Sunday, August 21, 2011

Wallpaper and paint

The house was built in 1947, the time just after the war when people built basic homes with little of the 1920s charm that the majority of homes in our neighborhood featured.  As a result, we didn't have any guilt when thinking about what to keep and what to change in the renovation process.

Next door was our home's architectural double, but it was easy to see that our neighbor's house (and its yard) had been well-maintained and cared for, in sharp contrast to ours.  The advantage for both houses is that they each sit on a 1.5 lot, meaning that we have a large yard (and plenty of room for expansion) compared with typical homes in our neighborhood.

One of my immediate priorities, after functioning appliances, was removal of the wallpaper in the bathroom.  Its whimsical 40s-style design, featuring shampoo bottles, combs, toothbrushes, and other bathroom essentials; and including catchy little grooming phrases such as, "Prevent the wrinkles or your true love might crinkle," and "If you want the girls to rave please don't forget to shave," was one of the few charming aspects of the house, but it was dingy and peeling.  It had to go.

I tried using a wallpaper scoring tool to remove the paper.  It didn't work.  The drywall clung to that paper like they were one and the same.  I used Dif solution for my next attempt.  With both of these products, I would get small pieces at a time, but it would have taken many hours to get all the wallpaper down in that tiny bathroom.  My coworker recommended a palm sander.  It was messy and noisy, but it got the job done.  The wallpaper was out and the painting could begin.

One of the bedrooms also had wallpaper covering the walls.  Removing this room's wallpaper was a different challenge.  We learned the hard way that the wallpaper was applied to bare drywall, without any paint or primer.  Not good.  Trying to remove this wallpaper without destroying the drywall proved unsuccessful for us amateurs.  We ended up replacing the drywall in order to remove the wallpaper.  After these challenges with removing wallpaper, I don't think I will choose to decorate with wallpaper, at least not for a long time.

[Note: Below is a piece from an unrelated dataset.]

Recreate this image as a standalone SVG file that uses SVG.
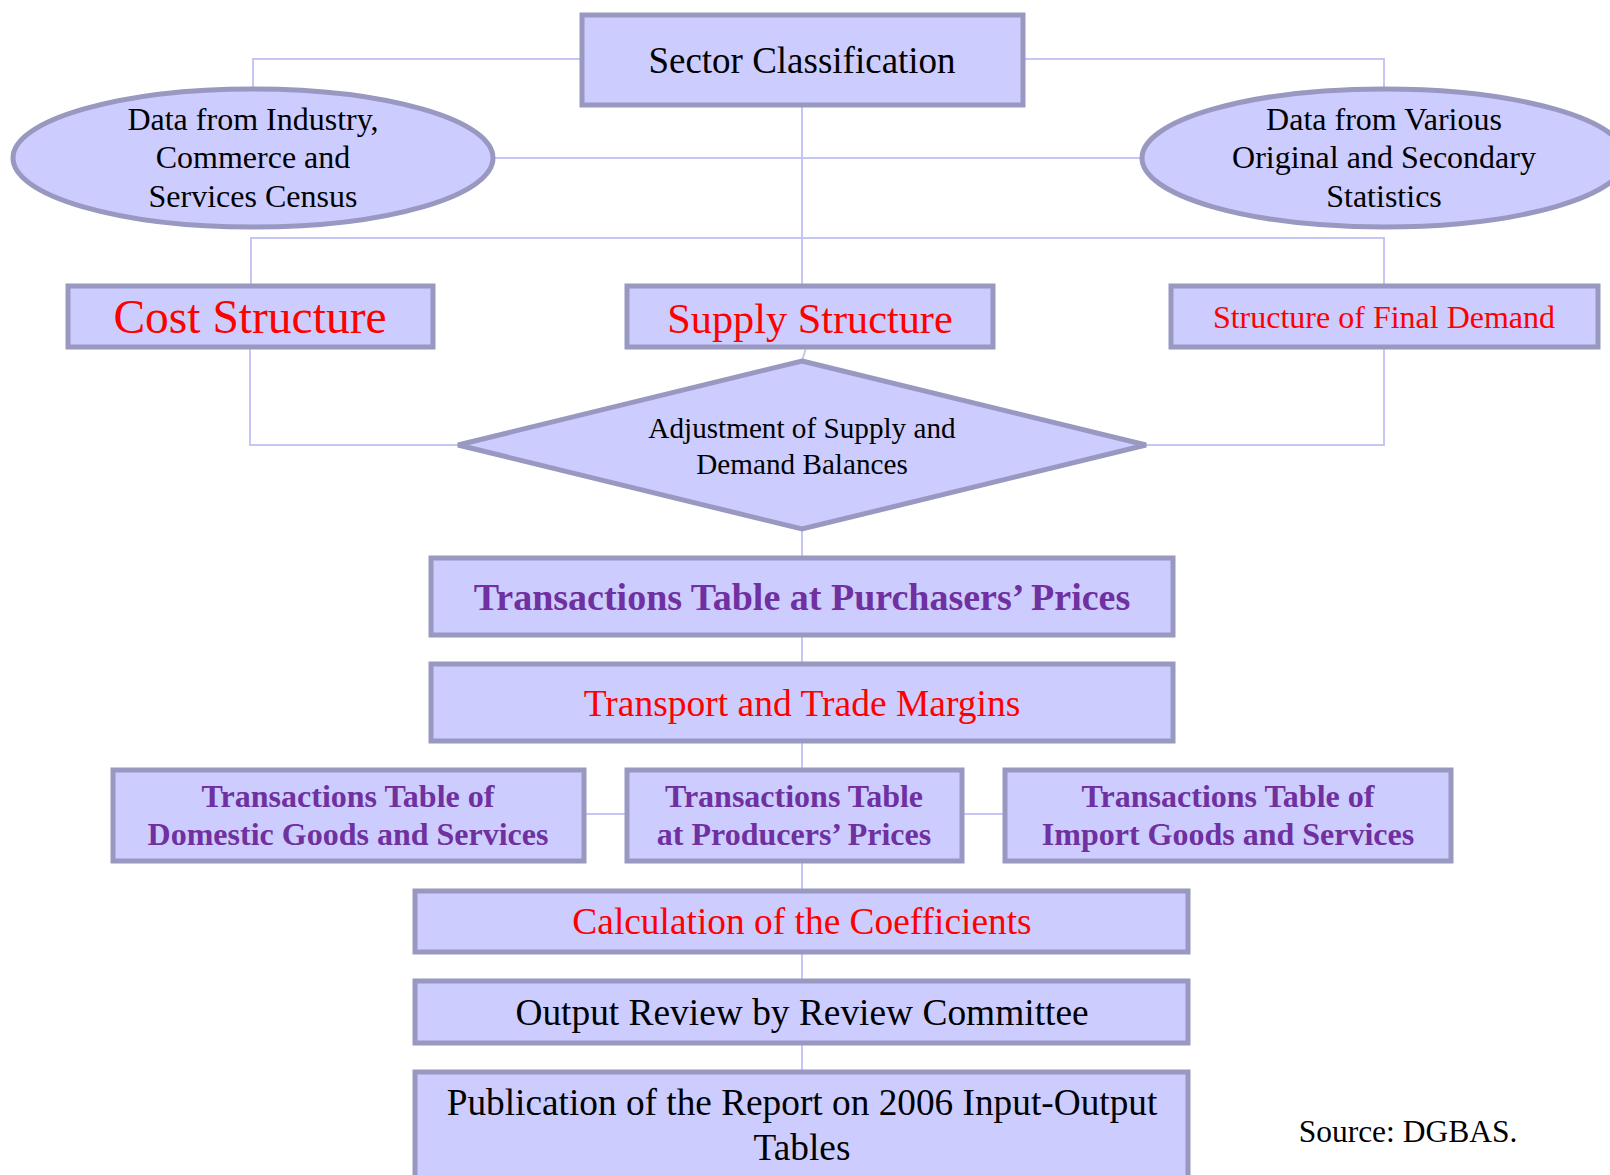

The paint color that the previous owner chose for the living room and hallway was a dull gray that reminded us of cold, dark Minnesota winters.  We had to make a change.  We opted for a bold, bright, Spanish-style orange that has earned us many compliments over the years.  The color still brings a smile to my face when I see it, though I must confess I was skeptical about using such a bold color at first.  I'm glad I relented.  When you live in Minnesota, you need to maximize sunshine, or even the illusion of sunshine, in order to cope with the long winters.

Free time was minimal during these early days of updating, correcting and improving the little white house, but we enjoyed spending time getting our new space to suit our tastes.  Little did we know how much more it would take before all the projects would be crossed off our to-do list.